TO BE DONE:
Pictures in the entries below are to be left out; otherwise, reproduce exactly the lines from the first through the line containing "2, width: 6".

** START OF DATA RECORDS **

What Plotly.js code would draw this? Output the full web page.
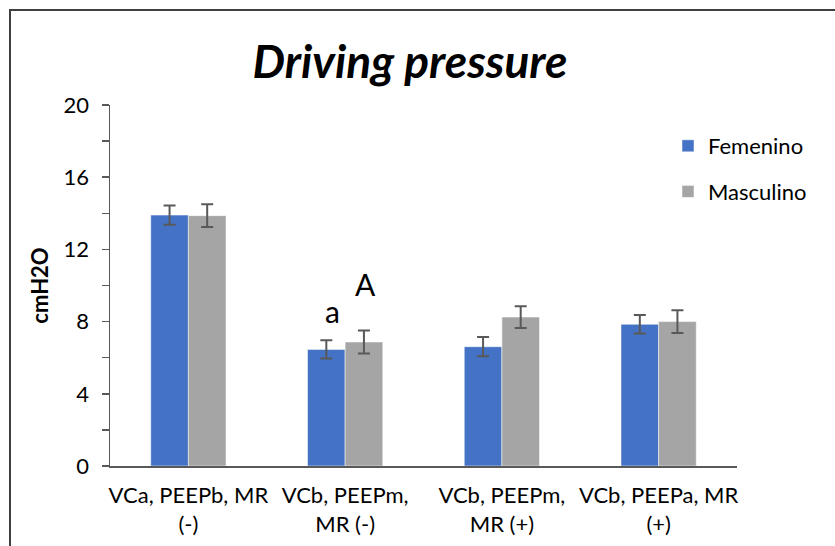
<!DOCTYPE html>
<html>
<head>
<meta charset="utf-8">
<script src="https://cdn.plot.ly/plotly-3.0.1.min.js"></script>
<style>
  html, body { margin: 0; padding: 0; background: #ffffff; }
  #chart { width: 835px; height: 546px; }
</style>
</head>
<body>
<div id="chart"></div>
<script>
const categories = [
  "VCa, PEEPb, MR<br>(-)",
  "VCb, PEEPm,<br>MR (-)",
  "VCb, PEEPm,<br>MR (+)",
  "VCb, PEEPa, MR<br>(+)"
];
const femenino = [13.9, 6.46, 6.61, 7.85];
const femeninoErr = [0.53, 0.5, 0.53, 0.51];
const masculino = [13.87, 6.87, 8.25, 8.0];
const masculinoErr = [0.63, 0.64, 0.6, 0.63];
const yTicks = [0, 4, 8, 12, 16, 20];
const letters = [
  { cat: 1, series: 0, text: "a", y: 8.6 },
  { cat: 1, series: 1, text: "A", y: 10.1 }
];

const FONT = "Lato, 'Open Sans', sans-serif";
const errStyle = { type: "data", visible: true, color: "#595959", thickness: 2, width: 6 };

const traces = [
  {
    type: "bar", name: "Femenino", x: categories, y: femenino,
    marker: { color: "#4472C4", line: { color: "#ffffff", width: 0.5 } },
    error_y: Object.assign({ array: femeninoErr }, errStyle),
    legendgroup: "f"
  },
  {
    type: "bar", name: "Masculino", x: categories, y: masculino,
    marker: { color: "#A5A5A5", line: { color: "#ffffff", width: 0.5 } },
    error_y: Object.assign({ array: masculinoErr }, errStyle),
    legendgroup: "m"
  }
];

const L = 110, R = 98, T = 105, B = 80;
const W = 835 - L - R, H = 546 - T - B;
const px2x = p => (p - L) / W;
const px2y = p => (546 - B - p) / H;

const annotations = letters.map(a => ({
  x: a.cat, y: a.y, xref: "x", yref: "y",
  text: a.text, showarrow: false,
  xshift: a.series === 0 ? -13 : 20,
  font: { family: FONT, size: 30, color: "#000000" }
}));

const layout = {
  width: 835, height: 546,
  margin: { l: L, r: R, t: T, b: B },
  paper_bgcolor: "#ffffff", plot_bgcolor: "#ffffff",
  font: { family: FONT, size: 22, color: "#000000" },
  title: {
    text: "<b><i>Driving pressure</i></b>",
    font: { family: FONT, size: 46, color: "#000000" },
    xref: "container", x: 410 / 835, xanchor: "center",
    yref: "container", y: 1 - 62 / 546, yanchor: "middle"
  },
  barmode: "group", bargap: 0.52, bargroupgap: 0,
  xaxis: {
    type: "category",
    showline: true, linecolor: "#595959", linewidth: 1.5,
    ticks: "", showgrid: false, zeroline: false,
    ticklabelstandoff: 9,
    tickfont: { family: FONT, size: 22, color: "#000000" },
    fixedrange: true
  },
  yaxis: {
    range: [0, 20], tickvals: yTicks, ticktext: yTicks.map(String),
    showline: true, linecolor: "#595959", linewidth: 1.5,
    ticks: "outside", ticklen: 7, tickwidth: 1.5, tickcolor: "#595959",
    minor: { dtick: 2, ticks: "outside", ticklen: 7, tickwidth: 1.5, tickcolor: "#595959" },
    showgrid: false, zeroline: false,
    ticklabelstandoff: 8,
    tickfont: { family: FONT, size: 22, color: "#000000" },
    title: { text: "<b>cmH2O</b>", font: { family: FONT, size: 22, color: "#000000" }, standoff: 9 },
    fixedrange: true
  },
  legend: {
    x: px2x(668), xanchor: "left", y: px2y(125), yanchor: "top",
    font: { family: FONT, size: 22, color: "#000000" },
    bgcolor: "rgba(0,0,0,0)", tracegroupgap: 14, itemclick: false
  },
  showlegend: true,
  annotations: annotations,
  shapes: [
    { type: "line", xref: "paper", yref: "paper",
      x0: px2x(10), x1: px2x(10), y0: px2y(10), y1: px2y(560),
      line: { color: "#404040", width: 2 } },
    { type: "line", xref: "paper", yref: "paper",
      x0: px2x(9), x1: px2x(850), y0: px2y(10), y1: px2y(10),
      line: { color: "#404040", width: 2 } }
  ]
};

Plotly.newPlot("chart", traces, layout, { displayModeBar: false, staticPlot: true });
</script>
</body>
</html>
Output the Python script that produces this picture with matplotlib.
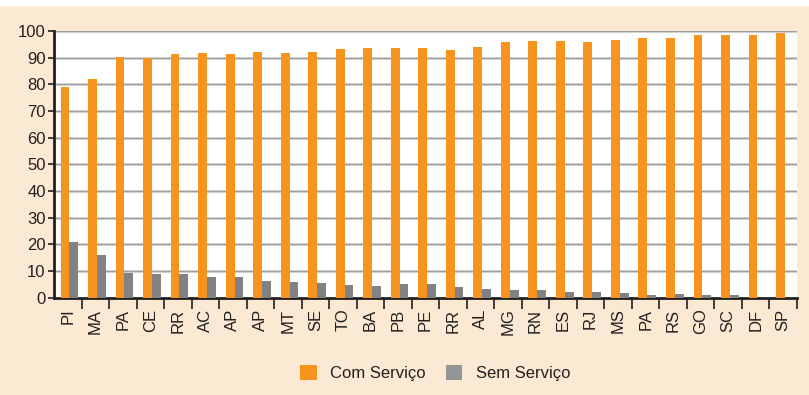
import matplotlib
matplotlib.use("Agg")
import matplotlib.pyplot as plt
from matplotlib.patches import Patch
import numpy as np

plt.rcParams["font.family"] = ["Liberation Sans", "DejaVu Sans"]

# States ordered by share of households with the service
states = ["PI", "MA", "PA", "CE", "RR", "AC", "AP", "AP", "MT", "SE", "TO", "BA", "PB",
          "PE", "RR", "AL", "MG", "RN", "ES", "RJ", "MS", "PA", "RS", "GO", "SC", "DF", "SP"]
com_servico = [79.0, 82.0, 90.1, 90.0, 91.3, 91.6, 91.3, 92.0, 91.6, 92.0, 93.1, 93.5, 93.5,
               93.5, 92.8, 93.9, 95.7, 96.1, 96.1, 95.7, 96.8, 97.2, 97.2, 98.4, 98.4, 98.4, 99.1]
sem_servico = [20.8, 16.0, 9.3, 8.9, 8.9, 7.7, 7.7, 6.2, 5.8, 5.4, 4.7, 4.3, 5.1,
               5.1, 3.9, 3.2, 2.8, 2.8, 2.1, 2.1, 1.7, 0.9, 1.3, 0.9, 0.9, 0.0, 0.0]
y_ticks = [0, 10, 20, 30, 40, 50, 60, 70, 80, 90, 100]

BEIGE = "#FCE9D3"
ORANGE = "#F7941E"
GRAY_BAR = "#808285"
GRAY_LEG = "#939598"
TEXT = "#231F20"

W, H = 809, 395
fig = plt.figure(figsize=(W / 100, H / 100), dpi=100, facecolor=BEIGE)
# white strip along the top edge
fig.patches.append(plt.Rectangle((0, 1 - 6 / H), 1, 6 / H, transform=fig.transFigure,
                                 facecolor="white", edgecolor="none", zorder=0))

ax = fig.add_axes([54 / W, (H - 297.5) / H, (797 - 54) / W, (297.5 - 31) / H])
ax.set_facecolor("white")

x = np.arange(len(states))
bw = 0.32
ax.bar(x - bw / 2 + 0.06, com_servico, width=bw, color=ORANGE, zorder=3, label="Com Serviço")
ax.bar(x + bw / 2 + 0.06, sem_servico, width=bw, color=GRAY_BAR, zorder=3, label="Sem Serviço")

ax.set_xlim(-0.5, len(states) - 0.5)
ax.set_ylim(0, 100)
ax.set_yticks(y_ticks)
ax.set_yticklabels([str(v) for v in y_ticks], fontsize=12, color=TEXT)

# gridlines with a soft shadow underneath
for v in y_ticks[1:]:
    ax.axhline(v, color="#D4D4D4", lw=1.8, zorder=1)
    ax.axhline(v, color="#9E9E9E", lw=1.0, zorder=2)

# category labels centred, tick marks on category boundaries
ax.set_xticks(x)
ax.set_xticklabels(states, rotation=90, fontsize=12, color=TEXT)
ax.tick_params(axis="x", which="major", length=0, pad=8)
ax.set_xticks(np.arange(-0.5, len(states) + 0.5, 1.0)[1:], minor=True)
ax.tick_params(axis="x", which="minor", length=8, width=1.2, color=TEXT)
ax.tick_params(axis="y", length=4, width=1.2, color=TEXT, pad=2)

for side in ("top", "right"):
    ax.spines[side].set_visible(False)
for side in ("left", "bottom"):
    ax.spines[side].set_linewidth(2)
    ax.spines[side].set_color(TEXT)

# legend
handles = [Patch(facecolor=ORANGE, edgecolor="none", label="Com Serviço"),
           Patch(facecolor=GRAY_LEG, edgecolor="none", label="Sem Serviço")]
fig.legend(handles=handles, loc="center", bbox_to_anchor=(435 / W, 1 - 373 / H), ncol=2,
           frameon=False, fontsize=12, handlelength=1.0, handleheight=1.0,
           handletextpad=0.8, columnspacing=1.2, labelcolor=TEXT)

fig.savefig("out.png", dpi=100, facecolor=BEIGE)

** END OF DATA RECORDS **

TASK RESULT:
What Plotly.js code would draw this? Output the full web page.
<!DOCTYPE html>
<html>
<head>
<meta charset="utf-8">
<script src="https://cdn.plot.ly/plotly-3.0.1.min.js"></script>
<style>
  html, body { margin: 0; padding: 0; background: #ffffff; }
  #chart { width: 835px; height: 546px; }
</style>
</head>
<body>
<div id="chart"></div>
<script>
const categories = [
  "VCa, PEEPb, MR<br>(-)",
  "VCb, PEEPm,<br>MR (-)",
  "VCb, PEEPm,<br>MR (+)",
  "VCb, PEEPa, MR<br>(+)"
];
const femenino = [13.9, 6.46, 6.61, 7.85];
const femeninoErr = [0.53, 0.5, 0.53, 0.51];
const masculino = [13.87, 6.87, 8.25, 8.0];
const masculinoErr = [0.63, 0.64, 0.6, 0.63];
const yTicks = [0, 4, 8, 12, 16, 20];
const letters = [
  { cat: 1, series: 0, text: "a", y: 8.6 },
  { cat: 1, series: 1, text: "A", y: 10.1 }
];

const FONT = "Lato, 'Open Sans', sans-serif";
const errStyle = { type: "data", visible: true, color: "#595959", thickness: 2, width: 6 };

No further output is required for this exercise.